++++ SUPPLIED DATA ++++

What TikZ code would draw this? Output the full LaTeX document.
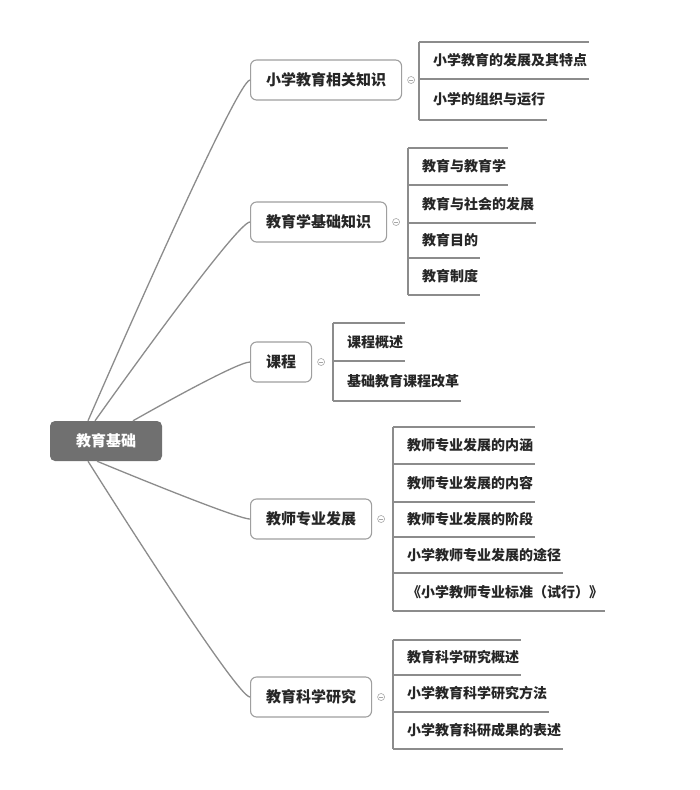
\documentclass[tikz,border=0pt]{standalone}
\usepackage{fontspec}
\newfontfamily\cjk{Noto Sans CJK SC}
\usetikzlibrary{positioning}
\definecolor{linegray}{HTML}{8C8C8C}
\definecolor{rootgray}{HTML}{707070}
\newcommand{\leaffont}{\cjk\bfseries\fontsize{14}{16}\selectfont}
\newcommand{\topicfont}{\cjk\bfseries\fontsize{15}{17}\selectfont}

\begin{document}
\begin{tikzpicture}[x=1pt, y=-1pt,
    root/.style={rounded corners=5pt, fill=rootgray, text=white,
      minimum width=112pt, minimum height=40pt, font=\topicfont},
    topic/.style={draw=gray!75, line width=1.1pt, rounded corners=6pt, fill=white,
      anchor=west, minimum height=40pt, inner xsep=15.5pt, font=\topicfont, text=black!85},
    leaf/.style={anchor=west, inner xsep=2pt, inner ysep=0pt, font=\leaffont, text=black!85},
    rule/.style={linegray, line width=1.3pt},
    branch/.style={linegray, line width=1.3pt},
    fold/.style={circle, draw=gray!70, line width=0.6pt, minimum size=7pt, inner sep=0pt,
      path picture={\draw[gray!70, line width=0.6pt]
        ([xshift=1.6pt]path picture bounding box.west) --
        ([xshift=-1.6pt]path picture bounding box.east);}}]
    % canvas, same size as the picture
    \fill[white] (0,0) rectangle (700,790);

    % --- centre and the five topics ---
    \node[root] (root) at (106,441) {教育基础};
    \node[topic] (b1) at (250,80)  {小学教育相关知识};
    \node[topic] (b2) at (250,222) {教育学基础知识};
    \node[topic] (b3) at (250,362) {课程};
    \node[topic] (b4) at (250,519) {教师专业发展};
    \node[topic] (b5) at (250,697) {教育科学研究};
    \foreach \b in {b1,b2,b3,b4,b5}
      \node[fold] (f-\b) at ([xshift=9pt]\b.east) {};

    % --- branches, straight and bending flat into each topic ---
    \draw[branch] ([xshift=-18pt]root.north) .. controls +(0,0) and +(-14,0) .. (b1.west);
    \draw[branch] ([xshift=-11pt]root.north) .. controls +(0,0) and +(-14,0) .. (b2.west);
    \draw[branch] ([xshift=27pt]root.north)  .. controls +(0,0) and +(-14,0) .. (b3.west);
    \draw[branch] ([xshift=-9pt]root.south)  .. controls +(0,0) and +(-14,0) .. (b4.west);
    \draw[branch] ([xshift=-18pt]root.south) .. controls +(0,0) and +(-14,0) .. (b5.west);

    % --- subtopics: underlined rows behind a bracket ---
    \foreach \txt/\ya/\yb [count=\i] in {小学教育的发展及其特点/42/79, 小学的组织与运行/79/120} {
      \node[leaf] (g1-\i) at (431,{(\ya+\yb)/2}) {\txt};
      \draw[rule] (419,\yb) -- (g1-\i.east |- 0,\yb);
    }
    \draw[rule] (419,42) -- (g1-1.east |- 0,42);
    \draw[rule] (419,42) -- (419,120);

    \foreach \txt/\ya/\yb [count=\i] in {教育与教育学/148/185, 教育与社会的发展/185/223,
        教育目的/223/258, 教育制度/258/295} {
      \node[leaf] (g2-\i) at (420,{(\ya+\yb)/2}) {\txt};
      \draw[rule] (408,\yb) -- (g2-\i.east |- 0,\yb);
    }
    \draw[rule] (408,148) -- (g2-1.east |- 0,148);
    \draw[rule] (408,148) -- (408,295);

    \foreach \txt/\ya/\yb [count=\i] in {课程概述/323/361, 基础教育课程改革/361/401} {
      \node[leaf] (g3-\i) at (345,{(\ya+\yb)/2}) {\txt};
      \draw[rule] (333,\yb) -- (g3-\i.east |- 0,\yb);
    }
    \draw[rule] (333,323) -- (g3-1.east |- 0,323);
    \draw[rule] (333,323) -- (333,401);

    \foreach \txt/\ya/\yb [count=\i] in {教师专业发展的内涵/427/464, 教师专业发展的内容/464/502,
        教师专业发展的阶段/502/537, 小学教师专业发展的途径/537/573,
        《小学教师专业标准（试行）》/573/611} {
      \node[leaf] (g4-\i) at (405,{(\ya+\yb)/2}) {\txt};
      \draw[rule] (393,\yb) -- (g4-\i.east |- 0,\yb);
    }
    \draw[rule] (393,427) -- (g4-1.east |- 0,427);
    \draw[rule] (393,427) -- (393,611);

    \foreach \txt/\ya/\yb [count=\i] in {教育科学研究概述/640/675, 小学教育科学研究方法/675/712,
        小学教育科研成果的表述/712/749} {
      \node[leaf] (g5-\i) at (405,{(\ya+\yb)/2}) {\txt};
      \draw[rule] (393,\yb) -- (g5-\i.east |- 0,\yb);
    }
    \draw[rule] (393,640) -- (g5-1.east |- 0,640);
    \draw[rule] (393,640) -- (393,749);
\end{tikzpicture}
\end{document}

++++

**PROBLEM DETAILS**
All of the data above should be transcribed verbatim, with pictures omitted.

**RESULT**
What TikZ code would draw this? Output the full LaTeX document.
\documentclass[tikz,border=0pt]{standalone}
\usepackage{fontspec}
\newfontfamily\cjk{Noto Sans CJK SC}
\usetikzlibrary{positioning}
\definecolor{linegray}{HTML}{8C8C8C}
\definecolor{rootgray}{HTML}{707070}
\newcommand{\leaffont}{\cjk\bfseries\fontsize{14}{16}\selectfont}
\newcommand{\topicfont}{\cjk\bfseries\fontsize{15}{17}\selectfont}

\begin{document}
\begin{tikzpicture}[x=1pt, y=-1pt,
    root/.style={rounded corners=5pt, fill=rootgray, text=white,
      minimum width=112pt, minimum height=40pt, font=\topicfont},
    topic/.style={draw=gray!75, line width=1.1pt, rounded corners=6pt, fill=white,
      anchor=west, minimum height=40pt, inner xsep=15.5pt, font=\topicfont, text=black!85},
    leaf/.style={anchor=west, inner xsep=2pt, inner ysep=0pt, font=\leaffont, text=black!85},
    rule/.style={linegray, line width=1.3pt},
    branch/.style={linegray, line width=1.3pt},
    fold/.style={circle, draw=gray!70, line width=0.6pt, minimum size=7pt, inner sep=0pt,
      path picture={\draw[gray!70, line width=0.6pt]
        ([xshift=1.6pt]path picture bounding box.west) --
        ([xshift=-1.6pt]path picture bounding box.east);}}]
    % canvas, same size as the picture
    \fill[white] (0,0) rectangle (700,790);

    % --- centre and the five topics ---
    \node[root] (root) at (106,441) {教育基础};
    \node[topic] (b1) at (250,80)  {小学教育相关知识};
    \node[topic] (b2) at (250,222) {教育学基础知识};
    \node[topic] (b3) at (250,362) {课程};
    \node[topic] (b4) at (250,519) {教师专业发展};
    \node[topic] (b5) at (250,697) {教育科学研究};
    \foreach \b in {b1,b2,b3,b4,b5}
      \node[fold] (f-\b) at ([xshift=9pt]\b.east) {};

    % --- branches, straight and bending flat into each topic ---
    \draw[branch] ([xshift=-18pt]root.north) .. controls +(0,0) and +(-14,0) .. (b1.west);
    \draw[branch] ([xshift=-11pt]root.north) .. controls +(0,0) and +(-14,0) .. (b2.west);
    \draw[branch] ([xshift=27pt]root.north)  .. controls +(0,0) and +(-14,0) .. (b3.west);
    \draw[branch] ([xshift=-9pt]root.south)  .. controls +(0,0) and +(-14,0) .. (b4.west);
    \draw[branch] ([xshift=-18pt]root.south) .. controls +(0,0) and +(-14,0) .. (b5.west);

    % --- subtopics: underlined rows behind a bracket ---
    \foreach \txt/\ya/\yb [count=\i] in {小学教育的发展及其特点/42/79, 小学的组织与运行/79/120} {
      \node[leaf] (g1-\i) at (431,{(\ya+\yb)/2}) {\txt};
      \draw[rule] (419,\yb) -- (g1-\i.east |- 0,\yb);
    }
    \draw[rule] (419,42) -- (g1-1.east |- 0,42);
    \draw[rule] (419,42) -- (419,120);

    \foreach \txt/\ya/\yb [count=\i] in {教育与教育学/148/185, 教育与社会的发展/185/223,
        教育目的/223/258, 教育制度/258/295} {
      \node[leaf] (g2-\i) at (420,{(\ya+\yb)/2}) {\txt};
      \draw[rule] (408,\yb) -- (g2-\i.east |- 0,\yb);
    }
    \draw[rule] (408,148) -- (g2-1.east |- 0,148);
    \draw[rule] (408,148) -- (408,295);

    \foreach \txt/\ya/\yb [count=\i] in {课程概述/323/361, 基础教育课程改革/361/401} {
      \node[leaf] (g3-\i) at (345,{(\ya+\yb)/2}) {\txt};
      \draw[rule] (333,\yb) -- (g3-\i.east |- 0,\yb);
    }
    \draw[rule] (333,323) -- (g3-1.east |- 0,323);
    \draw[rule] (333,323) -- (333,401);

    \foreach \txt/\ya/\yb [count=\i] in {教师专业发展的内涵/427/464, 教师专业发展的内容/464/502,
        教师专业发展的阶段/502/537, 小学教师专业发展的途径/537/573,
        《小学教师专业标准（试行）》/573/611} {
      \node[leaf] (g4-\i) at (405,{(\ya+\yb)/2}) {\txt};
      \draw[rule] (393,\yb) -- (g4-\i.east |- 0,\yb);
    }
    \draw[rule] (393,427) -- (g4-1.east |- 0,427);
    \draw[rule] (393,427) -- (393,611);

    \foreach \txt/\ya/\yb [count=\i] in {教育科学研究概述/640/675, 小学教育科学研究方法/675/712,
        小学教育科研成果的表述/712/749} {
      \node[leaf] (g5-\i) at (405,{(\ya+\yb)/2}) {\txt};
      \draw[rule] (393,\yb) -- (g5-\i.east |- 0,\yb);
    }
    \draw[rule] (393,640) -- (g5-1.east |- 0,640);
    \draw[rule] (393,640) -- (393,749);
\end{tikzpicture}
\end{document}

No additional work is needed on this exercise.